Cheaper and Faster: Distributed Deep Reinforcement Learning with Serverless Computing

Authors: Hanfei Yu, Jian Li, Yang Hua, Xu Yuan, Hao Wang

AAAI 2024 | Conference PDF | Archive PDF | Plain Text | LLM Run Details

Reproducibility Variable Result LLM Response
Research Type Experimental Extensive experiments show that MINIONSRL reduces total training time by up to 52% and training cost by 86% compared to latest solutions.
Researcher Affiliation Academia Hanfei Yu1, Jian Li2, Yang Hua3, Xu Yuan4, Hao Wang1 1Louisiana State University 2Stony Brook University 3Queen s University Belfast 4University of Delaware {hyu25, haowang}@lsu.edu, jian.li.3@stonybrook.edu, Y.Hua@qub.ac.uk, xyuan@udel.edu
Pseudocode No The paper does not contain any explicitly labeled 'Pseudocode' or 'Algorithm' blocks.
Open Source Code No The paper does not provide an explicit statement or link for the open-sourcing of the code for the described methodology.
Open Datasets Yes Six environments from Open AI Gym are used to evaluate MINIONSRL and other baselines, including three continuous-action Mu Jo Co environments (Hopperv3, Humanoid-v3, and Half Cheetah-v3) and three discreteaction Atari environments (Space Invaders No Frameskip-v4, Qbert No Frameskip-v4, and Gravitar No Frameskip-v4).
Dataset Splits No The paper mentions using 'Six environments from Open AI Gym' but does not specify explicit training, validation, or test dataset splits (e.g., percentages or counts) or reference predefined splits for reproducibility.
Hardware Specification Yes We deploy all server-based baselines to a cluster of Azure VMs: one Standard NC6s v3 virtual machine (VM) and four Standard E16-8s v5 VMs.

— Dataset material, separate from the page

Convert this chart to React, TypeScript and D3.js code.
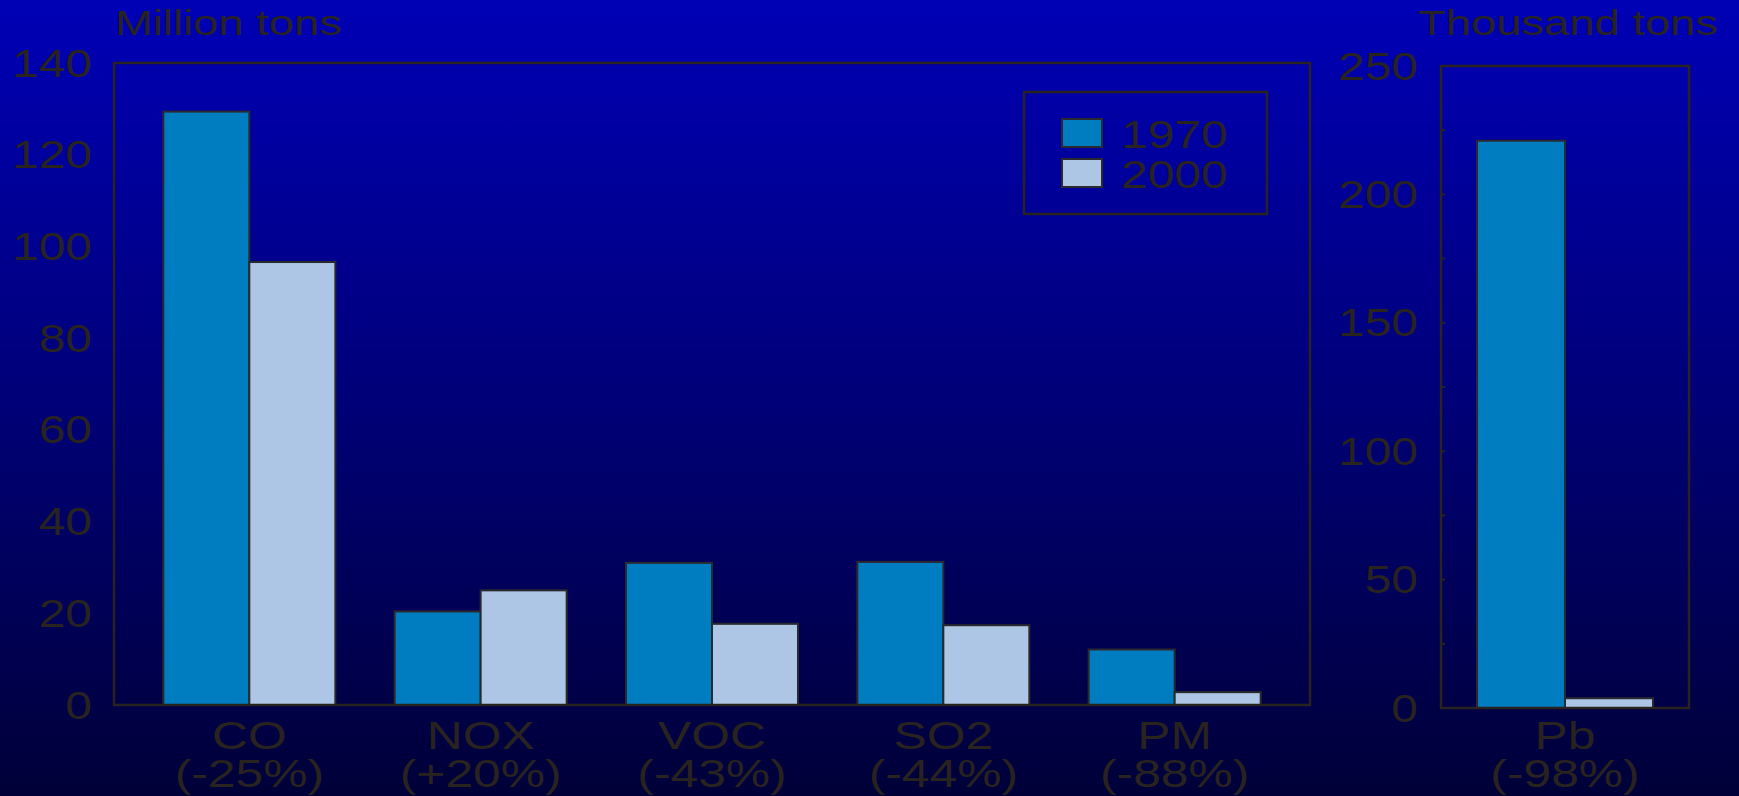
import React from "react";
import * as d3 from "d3";

// Emissions by pollutant, 1970 vs 2000
const categories = ["CO", "NOX", "VOC", "SO2", "PM"];
const changes = ["(-25%)", "(+20%)", "(-43%)", "(-44%)", "(-88%)"];
const years = ["1970", "2000"];
const values1970 = [129.4, 20.4, 31.0, 31.2, 12.1]; // million tons
const values2000 = [96.6, 25.0, 17.7, 17.4, 2.8]; // million tons
const leftTicks = [0, 20, 40, 60, 80, 100, 120, 140];

const leadCategory = ["Pb"];
const leadChange = ["(-98%)"];
const lead1970 = [220.9]; // thousand tons
const lead2000 = [3.8]; // thousand tons
const rightTicks = [0, 50, 100, 150, 200, 250];
const rightMinorTicks = [25, 75, 125, 175, 225];

const W = 1739;
const H = 796;
const INK = "#28231f";
const C1970 = "#007dc1";
const C2000 = "#adc6e6";
const FONT = "'Liberation Sans', Arial, sans-serif";
const SX = 1.26;

function Txt({ x, y, anchor = "start", size = 38, children }: any) {
  return (
    <text
      transform={`translate(${x},${y}) scale(${SX},1)`}
      textAnchor={anchor}
      fontSize={size}
      fontFamily={FONT}
      fill={INK}
    >
      {children}
    </text>
  );
}

export default function App() {
  // left panel
  const L = { x0: 114, x1: 1310, y0: 63, y1: 705 };
  const xL = d3.scalePoint<string>().domain(categories).range([L.x0, L.x1]).padding(0.585);
  const yL = d3.scaleLinear().domain([0, 140]).range([L.y1, L.y0]);
  const barW = 86;
  const subL = d3.scaleBand<string>().domain(years).range([-barW, barW]);

  // right panel
  const R = { x0: 1441, x1: 1689, y0: 66, y1: 708 };
  const xR = d3.scalePoint<string>().domain(leadCategory).range([R.x0, R.x1]).padding(0.5);
  const yR = d3.scaleLinear().domain([0, 250]).range([R.y1, R.y0]);
  const barWR = 88;
  const subR = d3.scaleBand<string>().domain(years).range([-barWR, barWR]);

  const leftBars = categories.flatMap((c, i) => [
    { c, year: "1970", v: values1970[i] },
    { c, year: "2000", v: values2000[i] },
  ]);
  const rightBars = leadCategory.flatMap((c, i) => [
    { c, year: "1970", v: lead1970[i] },
    { c, year: "2000", v: lead2000[i] },
  ]);

  return (
    <svg
      width={W}
      height={H}
      style={{ position: "absolute", left: 0, top: 0, display: "block" }}
    >
      <defs>
        <linearGradient id="bg" x1="0" y1="0" x2="0" y2="1">
          <stop offset="0" stopColor="#0000b6" />
          <stop offset="0.5" stopColor="#000078" />
          <stop offset="1" stopColor="#000038" />
        </linearGradient>
      </defs>
      <rect x={0} y={0} width={W} height={H} fill="url(#bg)" />

      {/* axis titles */}
      <Txt x={115} y={35} size={36}>Million tons</Txt>
      <Txt x={1418} y={35} size={36}>Thousand tons</Txt>

      {/* left panel */}
      {leftBars.map((b, i) => (
        <rect
          key={"l" + i}
          x={(xL(b.c) as number) + (subL(b.year) as number)}
          y={yL(b.v)}
          width={subL.bandwidth()}
          height={yL(0) - yL(b.v)}
          fill={b.year === "1970" ? C1970 : C2000}
          stroke="#2a2a2e"
          strokeWidth={2}
        />
      ))}
      <rect
        x={L.x0}
        y={L.y0}
        width={L.x1 - L.x0}
        height={L.y1 - L.y0}
        fill="none"
        stroke={INK}
        strokeWidth={2.5}
      />
      {leftTicks.map((t) => (
        <Txt key={"lt" + t} x={92} y={yL(t) + 13.5} anchor="end">
          {t}
        </Txt>
      ))}
      {categories.map((c, i) => (
        <g key={"lc" + c}>
          <Txt x={xL(c)} y={749} anchor="middle" size={39.5}>{c}</Txt>
          <Txt x={xL(c)} y={787} anchor="middle" size={39.5}>{changes[i]}</Txt>
        </g>
      ))}

      {/* legend */}
      <rect x={1024} y={92} width={243} height={122} fill="none" stroke={INK} strokeWidth={2.5} />
      {years.map((yr, i) => (
        <g key={"lg" + yr}>
          <rect
            x={1062}
            y={119 + i * 40}
            width={40}
            height={28}
            fill={yr === "1970" ? C1970 : C2000}
            stroke="#2a2a2e"
            strokeWidth={2}
          />
          <Txt x={1121} y={148 + i * 40}>{yr}</Txt>
        </g>
      ))}

      {/* right panel */}
      {rightBars.map((b, i) => (
        <rect
          key={"r" + i}
          x={(xR(b.c) as number) + (subR(b.year) as number)}
          y={yR(b.v)}
          width={subR.bandwidth()}
          height={yR(0) - yR(b.v)}
          fill={b.year === "1970" ? C1970 : C2000}
          stroke="#2a2a2e"
          strokeWidth={2}
        />
      ))}
      <rect
        x={R.x0}
        y={R.y0}
        width={R.x1 - R.x0}
        height={R.y1 - R.y0}
        fill="none"
        stroke={INK}
        strokeWidth={2.5}
      />
      {[...rightTicks, ...rightMinorTicks].map((t) => (
        <line
          key={"rtk" + t}
          x1={R.x0}
          x2={R.x0 + 4}
          y1={yR(t)}
          y2={yR(t)}
          stroke={INK}
          strokeWidth={2}
        />
      ))}
      {rightTicks.map((t) => (
        <Txt key={"rt" + t} x={1418} y={yR(t) + 13.5} anchor="end">
          {t}
        </Txt>
      ))}
      {leadCategory.map((c, i) => (
        <g key={"rc" + c}>
          <Txt x={xR(c)} y={749} anchor="middle" size={39.5}>{c}</Txt>
          <Txt x={xR(c)} y={787} anchor="middle" size={39.5}>{leadChange[i]}</Txt>
        </g>
      ))}
    </svg>
  );
}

The cluster contains one NVIDIA V100 GPU and four 8-core Intel Xeon Platinum CPUs (in total 32 cores) for training DRL workloads. MINIONSRL is prototyped on Azure Container Instances (ACI) (Azure Container Instances 2022). When training DRL workloads with MINIONSRL, according to our workload profiling, each learner container is configured with one V100 GPU and each actor container is with one CPU core, respectively.
Software Dependencies No The paper mentions several software components like Ray library, Ray-RLlib, Ray-Tune, PPO algorithm, Adam optimizer, and gRPC, but does not specify their version numbers.
Experiment Setup Yes Table 1: Hyperparameters of PPO used in the training workloads and the search ranges of the scheduler. Learning rate 0.00005, Discount factor (γ) 0.99, Mini-batch size 256, Clip parameter 0.3, KL coefficient 0.2, KL target 0.01, Entropy coefficient 0.0, Value function coefficient 1.0. For Mu Jo Co, the policy network consists of two fully-connected layers of 256 hidden units with Tanh activation. For Atari, the policy network consists of three convolutional layers of 8 8, 4 4, and 11 11 kernel sizes with Re LU activation, respectively.